Tuesday, August 26, 2025

ANI-MOVIES, *Orion And The Dark

French studio Mikros Animation worked their magic to make DreamWorks' Orion And The Dark come to life. Based on Emma Yarlett's book, this was adapted by Charlie Kaufman who most would remember from writing Being John Malkovich. The plot is a mixture of Inside Out, The Princess Bride, and Inception as it leaves the viewer wondering if they're watching a dream or a story being narrated with numerous clues as to who was actually telling it. The film starts out seeming like a generic all-ages fantasy, but as it going on it totally beats subversion which you don't even realize until the conclusion. Even the character designs look like Pixar knockoffs, however by the end it helps push the believable logic used into the overall theme of imagination.
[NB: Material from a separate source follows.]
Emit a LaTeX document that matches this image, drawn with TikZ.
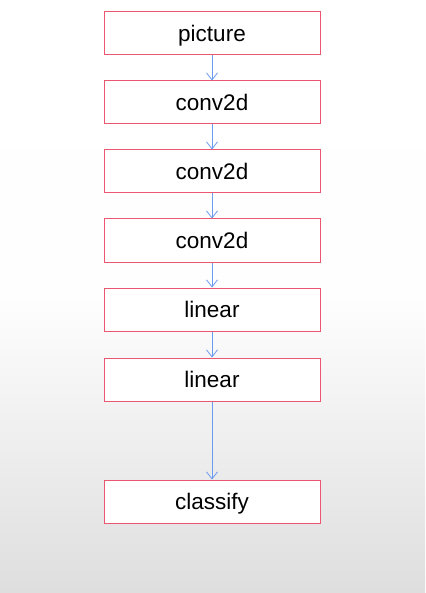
\documentclass[tikz,border=0pt]{standalone}
\usepackage{fontspec}
\setmainfont{Liberation Sans}
\usetikzlibrary{arrows.meta}
\definecolor{boxred}{HTML}{EC5670}
\definecolor{arrblue}{HTML}{6B9BEF}
\definecolor{bggray}{HTML}{DEDEDE}
\begin{document}
\begin{tikzpicture}[x=1pt,y=-1pt,
  layer/.style={draw=boxred,line width=1pt,fill=white,minimum width=216pt,minimum height=43pt,inner sep=0pt,text height=20pt,text depth=4pt,font=\fontsize{22.5}{26}\selectfont},
  link/.style={draw=arrblue,line width=0.8pt,-{Straight Barb[length=7pt,width=11pt,line width=0.8pt]}}]
\shade[top color=white,bottom color=bggray,middle color=white!97!bggray] (0,0) rectangle (425,593);
\useasboundingbox (0,0) rectangle (425,593);
\node[layer] (p) at (212,33.5) {picture};
\node[layer] (c1) at (212,102.5) {conv2d};
\node[layer] (c2) at (212,171.5) {conv2d};
\node[layer] (c3) at (212,240.5) {conv2d};
\node[layer] (l1) at (212,309.5) {linear};
\node[layer] (l2) at (212,379.5) {linear};
\node[layer] (cl) at (212,501.5) {classify};
\draw[link] (p) -- (c1);
\draw[link] (c1) -- (c2);
\draw[link] (c2) -- (c3);
\draw[link] (c3) -- (l1);
\draw[link] (l1) -- (l2);
\draw[link] (l2) -- (cl);
\end{tikzpicture}
\end{document}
Orion has a crippling anxiety of nearly everything, mainly trying to fit in at school and working up the courage to talk to a girl he likes for their field trip to a planetarium. He's especially afraid of the dark, so that evening he gets visited by Dark itself which is a living spirit responsible for bringing darkness to the world to roll in the night along with the rest of his crew. The night entities consist of Quiet, Sleep, Insomnia, Sweet Dreams, and Unexplained Noises who all look like rejected Jim Henson creations, but they each play their parts helping humans operate in nighttime. Dark takes Orion on a tour of the world trying him to get over his fears of the dark and other sources of his anxiety which he slightly does, but his comparison of how good things are in the light make the other entities quit their jobs and Dark ultimately letting himself get extinguished by Light which is his sunny counterpart tasked with bringing light into the world. Along the way, we learn that this entire tale is being told by an adult Orion to his young daughter Hypatia looking for inspiration for writing a poem, so Hypatia resolves the story's bummer ending with a deux ex machina by having herself somehow go back in time to help her younger father. Hypatia gathers the other night entities and goes into Orion's mind to find what's left of Dark and restore darkness to the world. The snag in this is that now Hypatia is stuck in the past with her father as a boy with no way to get back to her own time, at least until the convenient time traveler Tycho comes to take her back to the future. This ends with Tycho turning out to be Hypatia's son from even further in the future who is being told the multi-generational story down from his grandfather to his mother and now to him. The older Orion thinks back to his days at school where we see his younger self finally getting the nerve to go on his field trip and talk to the girl he likes.

Orion And The Dark goes from a child dealing with anxiety, similar to Diary Of A Wimpy Kid, and then becomes a groundbreaking fairy tale shifting from one person's perspective to another throughout the ages. The perspective of who is telling the story and how it's being interpreted by the listener for once clearly defined for this who can keep up with its accounting. The narrative can get a little wonky, but if you're seeing it from the point of view a child being told a bedtime story from their parent allows a child's imagination to go into overdrive. Being told the typical "Happily Ever After" can become repetitive, so passing the story over to another generation is an inspired idea. The animation can seem like simple CGI at first, but as the story goes along the quality gets surprisingly better when Orion is off on his nocturnal adventure. The overall message of overcoming your fears and how you can still battle them into your adulthood makes it relatable and open to all ages.